On May 30, 2019, the Department of State added social media questions to immigrant and non-immigrant visa applications.  The questions collect information concerning social media usage over a variety of platforms and websites over the last five years. The form among other things, requests that applicants provide their personal usernames to a variety of social networking platforms from the last five years, including Facebook, Instagram, Linkedin, Reddit, Twitter, Weibo, Youtube, and more.

Unfortunately, the questions regarding usage are unclear and if an applicant answers they do not wish to share any additional social media accounts, it can be interpreted as applicants stating they have not used any other social media accounts. The impact of this confusion is yet to be determined, but the need to consider an applicant’s social media usage in immigration cases is now more important than ever. 
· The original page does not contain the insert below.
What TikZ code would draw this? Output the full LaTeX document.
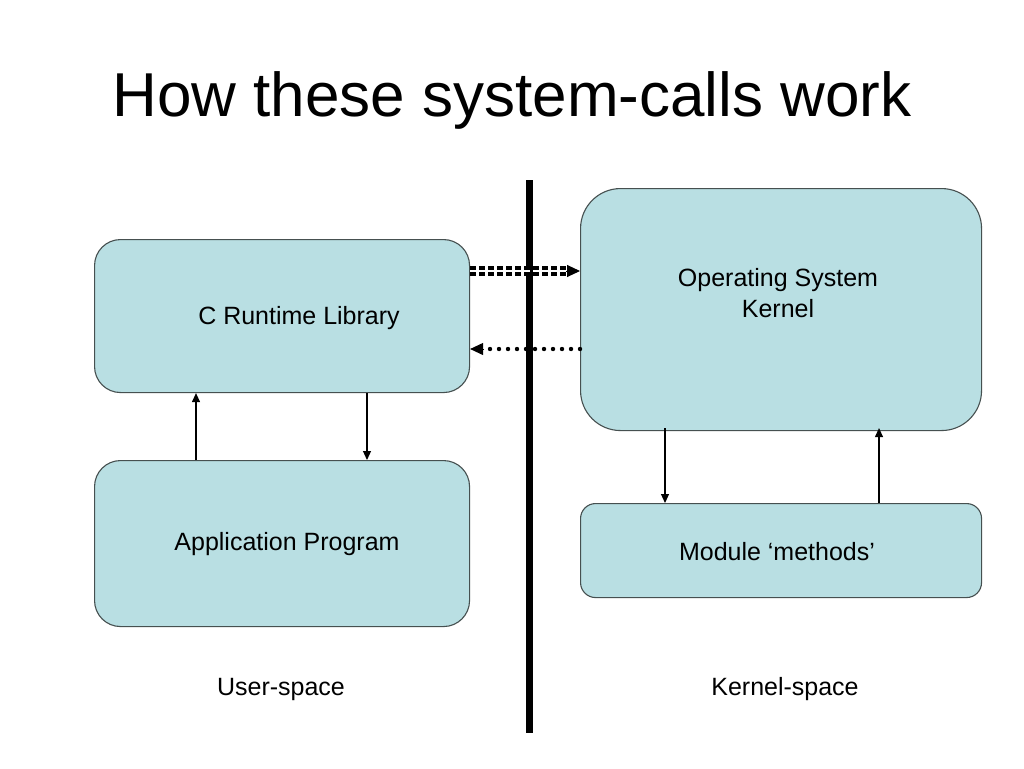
\documentclass[tikz,border=0pt]{standalone}
\usepackage{fontspec}
\setmainfont{Liberation Sans}
\usetikzlibrary{arrows.meta,calc}
\definecolor{boxfill}{RGB}{185,223,227}
\definecolor{boxline}{RGB}{70,80,80}
\begin{document}
\begin{tikzpicture}[x=1pt,y=-1pt,
  box/.style={draw=boxline,fill=boxfill,line width=1.1pt,inner sep=0pt,anchor=north west},
  lbl/.style={font=\fontsize{25}{30}\selectfont,align=center,inner sep=0pt},
  conn/.style={line width=1.1pt,-{Triangle[length=9,width=8]}},
  dotline/.style={line width=4.4pt,line cap=round,dash pattern=on 0pt off 9pt},
  dbl/.style={line width=4.2pt,double=white,double distance=2.2pt,dash pattern=on 6pt off 3pt}]
\useasboundingbox (0,0) rectangle (1024,768);
\fill[white] (0,0) rectangle (1024,768);
\node[font=\fontsize{62}{70}\selectfont,inner sep=0pt] (title) at (512,100) {How these system-calls work};
% boxes
\node[box,rounded corners=26pt,minimum width=375pt,minimum height=153pt] (crl) at (94,239) {};
\node[box,rounded corners=26pt,minimum width=375pt,minimum height=166pt] (app) at (94,460) {};
\node[box,rounded corners=40pt,minimum width=401pt,minimum height=242pt] (os) at (580,188) {};
\node[box,rounded corners=15pt,minimum width=401pt,minimum height=94pt] (mod) at (580,503) {};
% labels
\node[lbl] (crlt) at (299,318) {C Runtime Library};
\node[lbl] (appt) at (287,544) {Application Program};
\node[lbl] (ost) at (778,293) {Operating System\\[0.1ex]Kernel};
\node[lbl] (modt) at (777,552) {Module ‘methods’};
\node[lbl] (us) at (281,689) {User-space};
\node[lbl] (ks) at (785,689) {Kernel-space};
% divider
\coordinate (bartop) at (529,180);
\coordinate (barbot) at (529,733);
\draw[line width=7pt] (bartop) -- (barbot);
% vertical arrows
\draw[conn] ($(app.north west)+(102,0)$) -- ($(crl.south west)+(102,0)$);
\draw[conn] ($(crl.south west)+(273,0)$) -- ($(app.north west)+(273,0)$);
\draw[conn] ($(os.south west)+(85,-3)$) -- ($(mod.north west)+(85,0)$);
\draw[conn] ($(mod.north west)+(299,0)$) -- ($(os.south west)+(299,-3)$);
% double dashed call arrow
\coordinate (c1) at ($(crl.north east)+(0,32)$);
\coordinate (c2) at ($(os.north west)+(-14,83)$);
\coordinate (c3) at ($(os.north west)+(0,83)$);
\draw[dbl] (c1) -- (c2);
\draw[line width=1pt,-{Triangle[length=13,width=12]}] (c2) -- (c3);
% dotted return arrow
\coordinate (r1) at ($(os.north west)+(0,161)$);
\coordinate (r2) at ($(crl.north east)+(14,110)$);
\coordinate (r3) at ($(crl.north east)+(0,110)$);
\draw[dotline] (r1) -- (r2);
\draw[line width=1pt,-{Triangle[length=13,width=12]}] (r2) -- (r3);
\end{tikzpicture}
\end{document}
Because the questions on the visa applications pertain to social media use over the past five years, simply deactivating a social media account does not mean the information must not be provided – just as an expunged conviction does not remove its immigration consequences. Furthermore, failing to disclose any social media accounts in 2020 would likely raise suspicions on the part of a consular officer and possibly trigger an investigation and further delays in consular processing. As a result, it has become extremely important to be responsible for our social media presence. 

As these questions are fairly new, we are unsure as to how certain social media content will be interpreted by the Consulates. AILA (American Immigration Lawyers Association) has plenty of questions regarding the potential impact of this data collection: 

“For example, should political speech or even anti-American speech on a visa applicant’s social media be considered protected speech under the First Amendment? Must a visa applicant suppress feelings toward social and political issues because they do not want to have problems obtaining a U.S. visa? Is there a basis for a visa to be refused or denied based on an officer’s perception of an applicant’s social or political views as undesirable? If in doubt should a visa applicant “clean” his or her social media or phone content?”

  • Practice Pointer: Advising Your Clients Regarding Social Media Information Collected on Forms DS-160 and DS-260, Department of State Liaison Committee, Jared Leung

We still do not have clear answers to these questions, nevertheless it is important to remember the following:

  • All answers on visa applications must be truthfully answered
  • If a simple internet search reveals the applicant’s content, the consulate will be able to do likewise
  • Any hint of criminal activities, such as use of controlled substances, terrorism affiliation, addiction, affiliation with anti-democratic or communist organizations or child pornography to name a few, will be closely scrutinized. 

We will continue to monitor any developments in this area. A lawsuit has already been filed to challenge the requirement which is still pending. Regardless of the outcome, we can all be cautious and wise in the social media content we create and share.